The Python core development team released Python 3.14.5 today, May 10, 2026, delivering roughly 150 bug fixes alongside two changes that are significant enough to require attention before upgrading. Downloads are available now at python.org. This is a maintenance release, but it is not a quiet one.
The headline change is a full rollback of the incremental garbage collector.
Python 3.14.0 introduced an incremental garbage collector designed to reduce pause times by collecting objects in smaller, interleaved steps rather than stopping the world for a full collection pass.
The idea was sound on paper. In real production environments, however, the implementation created a different problem: fragmented heap usage increased overall memory consumption to a degree that several long-running services could not absorb.
Web servers, data pipelines, and background processing workers that stay online for days or weeks were hit hardest. The core team made the call to pull it rather than ship more workarounds.
Python 3.14.5 restores the generational garbage collector from Python 3.13.
In practical terms, this means object cleanup happens in larger batches again. For most workloads, that is the correct trade-off. Predictable memory behavior over extended runtimes is more valuable than lower pause times in the average production deployment.
Developers who explicitly enabled or tuned the incremental GC in their applications will need to review that configuration before updating. For everyone else, the change is transparent. macOS users get a separate improvement worth noting.
The official macOS installer now bundles Tcl/Tk 9.0.3 in place of the older 8.6.17 release that shipped with earlier 3.14 builds. The 9.0 series of Tcl/Tk brings better HiDPI scaling and updated system compatibility that resolves a long-standing issue with blurry window rendering in Tk-based applications and IDE plugins on Retina displays.
The upgrade happens automatically during a standard installer run. Users who built Python from source with custom Tk flags should verify their configuration separately. Release verification is also handled differently starting with this version.
Python 3.14 and later no longer ship traditional PGP signatures for release artifacts. The project has moved to Sigstore, a modern verification approach that uses short-lived certificates and transparency logs rather than GPG keys.
The practical benefit is significant for automated build pipelines: there are no keys to import, no trust stores to manage, and no signatures to expire.

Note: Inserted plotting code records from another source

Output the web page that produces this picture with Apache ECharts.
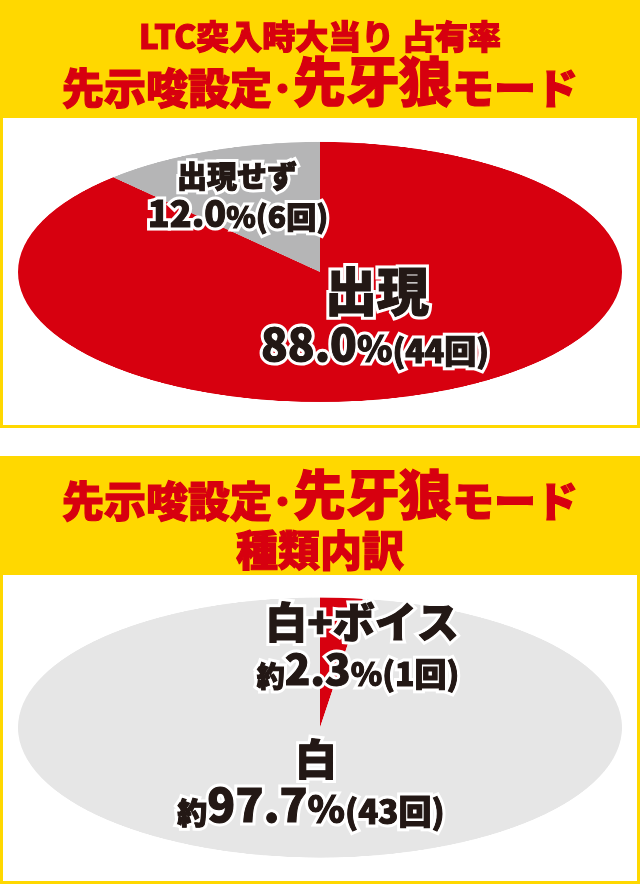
<!DOCTYPE html>
<html lang="ja">
<head>
<meta charset="utf-8">
<title>LTC突入時大当り 占有率</title>
<script src="https://cdn.jsdelivr.net/npm/echarts@6/dist/echarts.min.js"></script>
<style>
    html, body { margin: 0; padding: 0; background: #fff; }
    #wrap { position: relative; width: 640px; height: 884px; overflow: hidden; }
    /* ECharts pie is circular, so the pie layer is squashed into an ellipse */
    #pies { position: absolute; left: 0; top: 0; width: 640px; height: 2054px; transform: scaleY(0.4305); transform-origin: 0 0; }
    #frame { position: absolute; left: 0; top: 0; width: 640px; height: 884px; }
</style>
</head>
<body>
<div id="wrap">
    <div id="pies"></div>
    <div id="frame"></div>
</div>
<script>
// --- datos ---
const names1 = ['出現', '出現せず'];
const counts1 = [44, 6];
const names2 = ['白+ボイス', '白'];
const counts2 = [1, 43];
const header1 = ['LTC突入時大当り 占有率', '先示唆設定･', '先牙狼', 'モード'];
const header2 = ['先示唆設定･', '先牙狼', 'モード', '種類内訳'];

document.addEventListener('DOMContentLoaded', function () {
    const yellow = '#FFD800';
    const red = '#D7000F';
    const ink = '#231815';
    const font = '"Noto Sans CJK JP", "Noto Sans", sans-serif';
    const squash = 0.4305;

    // --- pies ---
    const pieChart = echarts.init(document.getElementById('pies'));
    function pieSeries(names, counts, colors, cy) {
        return {
            type: 'pie',
            center: [320, cy / squash],
            radius: 302,
            startAngle: 90,
            clockwise: true,
            silent: true,
            label: { show: false },
            labelLine: { show: false },
            itemStyle: { borderWidth: 0 },
            data: names.map((n, i) => ({ name: n, value: counts[i], itemStyle: { color: colors[i] } }))
        };
    }
    pieChart.setOption({
        animation: false,
        series: [
            pieSeries(names1, counts1, [red, '#B5B5B6'], 272),
            pieSeries(names2, counts2, [red, '#E6E6E6'], 727.5)
        ]
    });

    // --- textos y marcos ---
    function pct(counts, i) {
        const sum = counts.reduce((a, b) => a + b, 0);
        return (counts[i] / sum * 100).toFixed(1);
    }
    function tok(size, fill, stroke, lw) {
        return {
            fontSize: size, fontWeight: 900, fontFamily: font,
            fill: fill, stroke: stroke, lineWidth: lw,
            verticalAlign: 'bottom', lineHeight: size * 1.2
        };
    }
    // titulo rojo (trazo fino para engrosar)
    function title(y, str, sizes) {
        const rich = {};
        Object.keys(sizes).forEach(k => { rich[k] = tok(sizes[k], red, red, 1.2); });
        return { type: 'text', x: 320, y: y, z: 10, style: { text: str, rich: rich, align: 'center', verticalAlign: 'middle' } };
    }
    // etiqueta negra con borde blanco: dos capas
    function label(x, y, str, sizes) {
        const under = {}, over = {};
        Object.keys(sizes).forEach(k => {
            under[k] = tok(sizes[k], ink, '#fff', 7);
            over[k] = tok(sizes[k], ink, ink, 1);
        });
        return [
            { type: 'text', x: x, y: y, z: 10, style: { text: str, rich: under, align: 'center', verticalAlign: 'middle' } },
            { type: 'text', x: x, y: y, z: 11, style: { text: str, rich: over, align: 'center', verticalAlign: 'middle' } }
        ];
    }
    function valueLabel(x, y, counts, i, sizes, prefix) {
        const str = (prefix ? '{y|' + prefix + '}' : '') + '{n|' + pct(counts, i) + '}{p|%}{c|(' + counts[i] + '回)}';
        return label(x, y, str, { y: sizes[0], n: sizes[1], p: sizes[2], c: sizes[3] });
    }

    const bigSizes = { a: 42, b: 53, m: 42 };
    const frame = echarts.init(document.getElementById('frame'));
    frame.setOption({
        graphic: [
            // panel 1
            { type: 'rect', shape: { x: 0, y: 0, width: 640, height: 118 }, style: { fill: yellow } },
            { type: 'rect', shape: { x: 1.5, y: 1.5, width: 637, height: 425 }, style: { fill: 'none', stroke: yellow, lineWidth: 3 } },
            title(33, '{t|' + header1[0] + '}', { t: 33 }),
            title(77, '{a|' + header1[1] + '}{b|' + header1[2] + '}{m|' + header1[3] + '}', bigSizes),
            ...label(237, 173, '{t|' + names1[1] + '}', { t: 30 }),
            ...valueLabel(238, 210, counts1, 1, [0, 36, 30, 30]),
            ...label(377, 286, '{t|' + names1[0] + '}', { t: 52 }),
            ...valueLabel(375, 340, counts1, 0, [0, 44, 36, 32]),

            // panel 2
            { type: 'rect', shape: { x: 0, y: 456, width: 640, height: 119 }, style: { fill: yellow } },
            { type: 'rect', shape: { x: 1.5, y: 457.5, width: 637, height: 425 }, style: { fill: 'none', stroke: yellow, lineWidth: 3 } },
            title(490, '{a|' + header2[0] + '}{b|' + header2[1] + '}{m|' + header2[2] + '}', bigSizes),
            title(546, '{t|' + header2[3] + '}', { t: 42 }),
            ...label(362, 618, '{t|' + names2[0] + '}', { t: 42 }),
            ...valueLabel(358, 665, counts2, 0, [28, 42, 32, 32], '約'),
            ...label(316, 755, '{t|' + names2[1] + '}', { t: 42 }),
            ...valueLabel(311, 800, counts2, 1, [30, 46, 38, 33], '約')
        ]
    });
});
</script>
</body>
</html>
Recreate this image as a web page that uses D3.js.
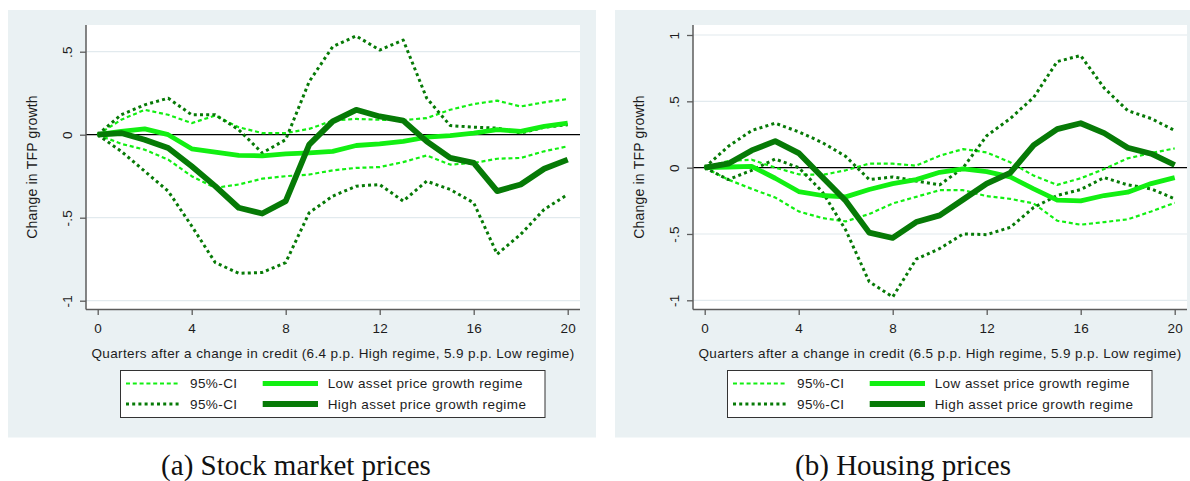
<!DOCTYPE html>
<html>
<head>
<meta charset="utf-8">
<script src="https://cdn.jsdelivr.net/npm/d3@7/dist/d3.min.js"></script>
<style>
  body { margin: 0; background: #ffffff; }
  svg { display: block; }
  text { font-family: "Liberation Sans", Arial, sans-serif; fill: #1c1c1c; }
</style>
</head>
<body>
<svg id="chart" width="1190" height="481"></svg>
<script>
// Quarters after the credit change
const quarters = [0, 1, 2, 3, 4, 5, 6, 7, 8, 9, 10, 11, 12, 13, 14, 15, 16, 17, 18, 19, 20];
const xTickValues = [0, 4, 8, 12, 16, 20];

// (a) Stock market prices: response of TFP growth
const stockLow     = [0, 0.02, 0.035, 0.0, -0.085, -0.105, -0.125, -0.127, -0.115, -0.11, -0.10, -0.065, -0.055, -0.04, -0.015, -0.005, 0.01, 0.03, 0.02, 0.05, 0.07];
const stockLowHi   = [0, 0.09, 0.15, 0.12, 0.07, 0.115, 0.045, 0.01, 0.01, 0.035, 0.085, 0.095, 0.09, 0.088, 0.10, 0.15, 0.185, 0.205, 0.17, 0.195, 0.215];
const stockLowLo   = [0, -0.055, -0.09, -0.15, -0.25, -0.32, -0.30, -0.265, -0.25, -0.24, -0.215, -0.20, -0.195, -0.165, -0.125, -0.18, -0.17, -0.145, -0.14, -0.10, -0.07];
const stockHigh    = [0, 0.01, -0.03, -0.08, -0.19, -0.31, -0.44, -0.475, -0.40, -0.06, 0.08, 0.15, 0.11, 0.085, -0.04, -0.14, -0.17, -0.34, -0.30, -0.205, -0.15];
const stockHighHi  = [0, 0.12, 0.18, 0.22, 0.12, 0.12, 0.03, -0.11, -0.03, 0.32, 0.53, 0.595, 0.51, 0.57, 0.22, 0.055, 0.045, 0.04, 0.01, 0.045, 0.06];
const stockHighLo  = [0, -0.10, -0.22, -0.34, -0.55, -0.77, -0.835, -0.83, -0.77, -0.47, -0.37, -0.31, -0.30, -0.40, -0.28, -0.33, -0.41, -0.72, -0.60, -0.45, -0.36];
const stockYTicks  = [-1, -0.5, 0, 0.5];
const stockYLabels = ["-1", "-.5", "0", ".5"];

// (b) Housing prices: response of TFP growth
const houseLow     = [0, 0.005, 0.01, -0.08, -0.18, -0.21, -0.22, -0.165, -0.12, -0.09, -0.035, -0.01, -0.03, -0.07, -0.16, -0.245, -0.25, -0.21, -0.185, -0.12, -0.075];
const houseLowHi   = [0, 0.05, 0.06, 0.0, -0.05, -0.055, -0.02, 0.03, 0.03, 0.015, 0.09, 0.14, 0.115, 0.04, -0.06, -0.13, -0.08, -0.01, 0.07, 0.11, 0.145];
const houseLowLo   = [0, -0.09, -0.16, -0.225, -0.33, -0.38, -0.405, -0.35, -0.27, -0.22, -0.17, -0.17, -0.215, -0.235, -0.27, -0.40, -0.43, -0.41, -0.39, -0.33, -0.265];
const houseHigh    = [0, 0.03, 0.13, 0.20, 0.11, -0.07, -0.25, -0.49, -0.53, -0.41, -0.36, -0.24, -0.12, -0.04, 0.17, 0.29, 0.335, 0.26, 0.15, 0.105, 0.02];
const houseHighHi  = [0, 0.16, 0.28, 0.335, 0.27, 0.19, 0.085, -0.09, -0.07, -0.10, -0.13, 0.0, 0.24, 0.37, 0.53, 0.80, 0.845, 0.60, 0.43, 0.37, 0.28];
const houseHighLo  = [0, -0.09, -0.02, 0.065, 0.0, -0.18, -0.47, -0.86, -0.975, -0.69, -0.61, -0.50, -0.505, -0.45, -0.30, -0.21, -0.165, -0.075, -0.13, -0.16, -0.235];
const houseYTicks  = [-1, -0.5, 0, 0.5, 1];
const houseYLabels = ["-1", "-.5", "0", ".5", "1"];

const yTitle = "Change in TFP growth";
const legendLabels = ["95%-CI", "Low asset price growth regime", "95%-CI", "High asset price growth regime"];

const LIME = "#12ef12";
const GREEN = "#067a06";
const BG = "#eaf1f3";
const GRID = "#e2eaee";
const AXIS = "#5c5c5c";

const panels = [
  {
    dx: 0,
    yDomain: [-1, 0.5], yPix: [300.7, 51.7],
    yTicks: stockYTicks, yLabels: stockYLabels,
    low: stockLow, lowHi: stockLowHi, lowLo: stockLowLo,
    high: stockHigh, highHi: stockHighHi, highLo: stockHighLo,
    xTitle: "Quarters after a change in credit (6.4 p.p. High regime, 5.9 p.p. Low regime)",
    caption: "(a) Stock market prices"
  },
  {
    dx: 607,
    yDomain: [-1, 1], yPix: [300.3, 35],
    yTicks: houseYTicks, yLabels: houseYLabels,
    low: houseLow, lowHi: houseLowHi, lowLo: houseLowLo,
    high: houseHigh, highHi: houseHighHi, highLo: houseHighLo,
    xTitle: "Quarters after a change in credit (6.5 p.p. High regime, 5.9 p.p. Low regime)",
    caption: "(b) Housing prices"
  }
];

const svg = d3.select("#chart");

const styles = {
  ciLow:  { stroke: LIME,  width: 2.2, dash: "4 2.8" },
  ciHigh: { stroke: GREEN, width: 3.0, dash: "3 3.2" },
  low:    { stroke: LIME,  width: 4.8, dash: null },
  high:   { stroke: GREEN, width: 5.8, dash: null }
};

panels.forEach(p => {
  const g = svg.append("g").attr("transform", `translate(${p.dx},0)`);

  // panel background
  g.append("rect").attr("x", 8).attr("y", 10).attr("width", 588).attr("height", 427.5).attr("fill", BG);

  const plotL = 86, plotR = 580, plotT = 25, plotB = 309.5;
  g.append("rect").attr("x", plotL).attr("y", plotT).attr("width", plotR - plotL).attr("height", plotB - plotT).attr("fill", "#ffffff");

  const x = d3.scaleLinear().domain([0, 20]).range([97.7, 567.7]);
  const y = d3.scaleLinear().domain(p.yDomain).range(p.yPix);

  // horizontal grid
  g.selectAll("line.grid").data(p.yTicks.filter(v => v !== 0)).join("line")
    .attr("class", "grid")
    .attr("x1", plotL).attr("x2", plotR)
    .attr("y1", d => y(d)).attr("y2", d => y(d))
    .attr("stroke", GRID).attr("stroke-width", 1.2);

  // reference line at zero
  g.append("line").attr("x1", plotL).attr("x2", plotR)
    .attr("y1", y(0)).attr("y2", y(0))
    .attr("stroke", "#000").attr("stroke-width", 1.3);

  // y axis
  const yAxis = d3.axisLeft(y).tickValues(p.yTicks).tickSize(6).tickFormat((d, i) => p.yLabels[i]);
  const ya = g.append("g").attr("transform", `translate(${plotL},0)`).call(yAxis);
  ya.select(".domain").remove();
  ya.selectAll(".tick line").attr("stroke", AXIS).attr("stroke-width", 1.3);
  ya.selectAll(".tick text")
    .attr("x", null).attr("dy", null)
    .attr("transform", "translate(-14,0) rotate(-90)")
    .attr("text-anchor", "middle")
    .style("font-size", "13.5px").style("letter-spacing", "0.3px").style("fill", "#1c1c1c");
  g.append("line").attr("x1", plotL).attr("x2", plotL).attr("y1", plotT).attr("y2", plotB)
    .attr("stroke", AXIS).attr("stroke-width", 1.5);

  // x axis
  const xAxis = d3.axisBottom(x).tickValues(xTickValues).tickSize(5.5).tickFormat(d3.format("d"));
  const xa = g.append("g").attr("transform", `translate(0,${plotB})`).call(xAxis);
  xa.select(".domain").remove();
  xa.selectAll(".tick line").attr("stroke", AXIS).attr("stroke-width", 1.3);
  xa.selectAll(".tick text").attr("y", 23.5).attr("dy", null)
    .style("font-size", "13.5px").style("letter-spacing", "0.3px").style("fill", "#1c1c1c");
  g.append("line").attr("x1", plotL).attr("x2", plotR).attr("y1", plotB).attr("y2", plotB)
    .attr("stroke", AXIS).attr("stroke-width", 1.5);

  // titles
  g.append("text").attr("transform", `translate(37.3,167) rotate(-90)`)
    .attr("text-anchor", "middle").style("font-size", "14px").style("letter-spacing", "0.2px").text(yTitle);
  g.append("text").attr("x", 333).attr("y", 358)
    .attr("text-anchor", "middle").style("font-size", "13.5px").style("letter-spacing", "0.38px").text(p.xTitle);

  // series
  const line = d3.line().x((d, i) => x(quarters[i])).y(d => y(d));
  const drawSeries = (vals, st) => {
    g.append("path").datum(vals)
      .attr("d", line)
      .attr("fill", "none")
      .attr("stroke", st.stroke)
      .attr("stroke-width", st.width)
      .attr("stroke-linejoin", "round")
      .attr("stroke-dasharray", st.dash);
  };
  drawSeries(p.lowHi, styles.ciLow);
  drawSeries(p.lowLo, styles.ciLow);
  drawSeries(p.highHi, styles.ciHigh);
  drawSeries(p.highLo, styles.ciHigh);
  drawSeries(p.low, styles.low);
  drawSeries(p.high, styles.high);

  // legend
  const lg = g.append("g");
  lg.append("rect").attr("x", 120.5).attr("y", 370.5).attr("width", 424.5).attr("height", 47)
    .attr("fill", "#fff").attr("stroke", "#333").attr("stroke-width", 1);
  const items = [
    { st: styles.ciLow,  col: 0, row: 0, label: legendLabels[0] },
    { st: styles.low,    col: 1, row: 0, label: legendLabels[1] },
    { st: styles.ciHigh, col: 0, row: 1, label: legendLabels[2] },
    { st: styles.high,   col: 1, row: 1, label: legendLabels[3] }
  ];
  const colX = [[126, 180, 190], [262.7, 318, 327.7]];
  const rowY = [383.5, 404];
  items.forEach(it => {
    const [a, b, t] = colX[it.col];
    const yy = rowY[it.row];
    lg.append("line").attr("x1", a).attr("x2", b).attr("y1", yy).attr("y2", yy)
      .attr("stroke", it.st.stroke).attr("stroke-width", it.st.width)
      .attr("stroke-dasharray", it.st.dash);
    lg.append("text").attr("x", t).attr("y", yy + 4.8)
      .style("font-size", "13.5px").style("letter-spacing", "0.42px").text(it.label);
  });

  // caption
  g.append("text").attr("x", 296).attr("y", 475)
    .attr("text-anchor", "middle")
    .style("font-family", "'Liberation Serif', 'DejaVu Serif', serif")
    .style("font-size", "29px").style("fill", "#111")
    .text(p.caption);
});
</script>
</body>
</html>
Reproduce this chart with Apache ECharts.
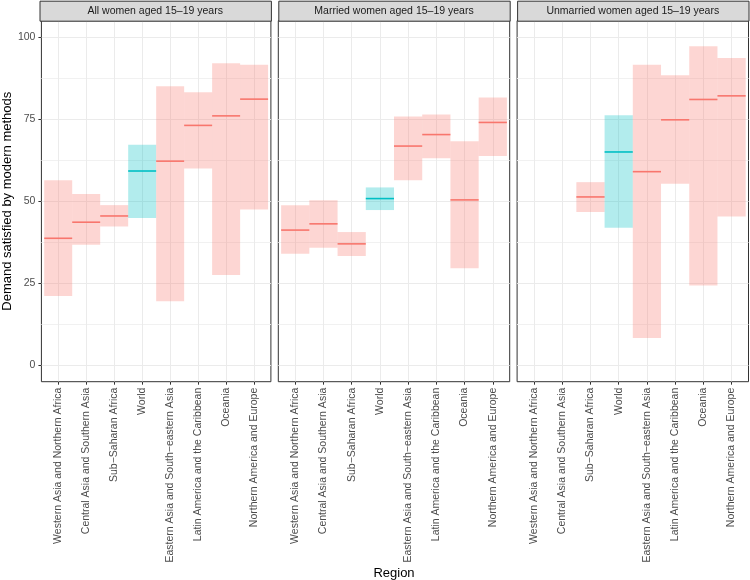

SHA256 checksums remain available for teams that prefer hash-based verification. The official documentation at python.org covers both verification paths.
Developers should be aware of the broader 3.14 series context before upgrading.
Python 3.14 introduced free threading support, allowing multiple threads to execute Python code concurrently without the Global Interpreter Lock serializing them. It also ships an experimental JIT compiler with official binaries for Windows and macOS.
Both features represent significant changes to how the interpreter handles execution, and older C extensions that make assumptions about the GIL or internal object layout may break silently during runtime initialization rather than failing cleanly at import time.
Running the full test suite in a staging environment before deploying 3.14.5 to production is not optional for any project maintaining C extensions or threading-sensitive code.
The deprecation warnings in 3.14.5 cover several C API functions and standard library components scheduled for removal in upcoming releases. Ignoring them now means breaking changes will surface unexpectedly in a future update rather than on a schedule you control.
Several other improvements in the 3.14 series are worth knowing for developers arriving at this release for the first time. Template string literals using the t prefix offer cleaner dynamic output construction than deeply nested f-strings.
The standard library gains Zstandard compression through the new compression.zstd module, handling fast archival tasks without third-party packages. Remote debugging via pdb now attaches to running processes directly. Android builds received official support, closing a long-standing gap for mobile deployment.
Python 3.14.5 is available for download at the Python official website. The official release announcement with the complete changelog is published on Python’s Blog Page.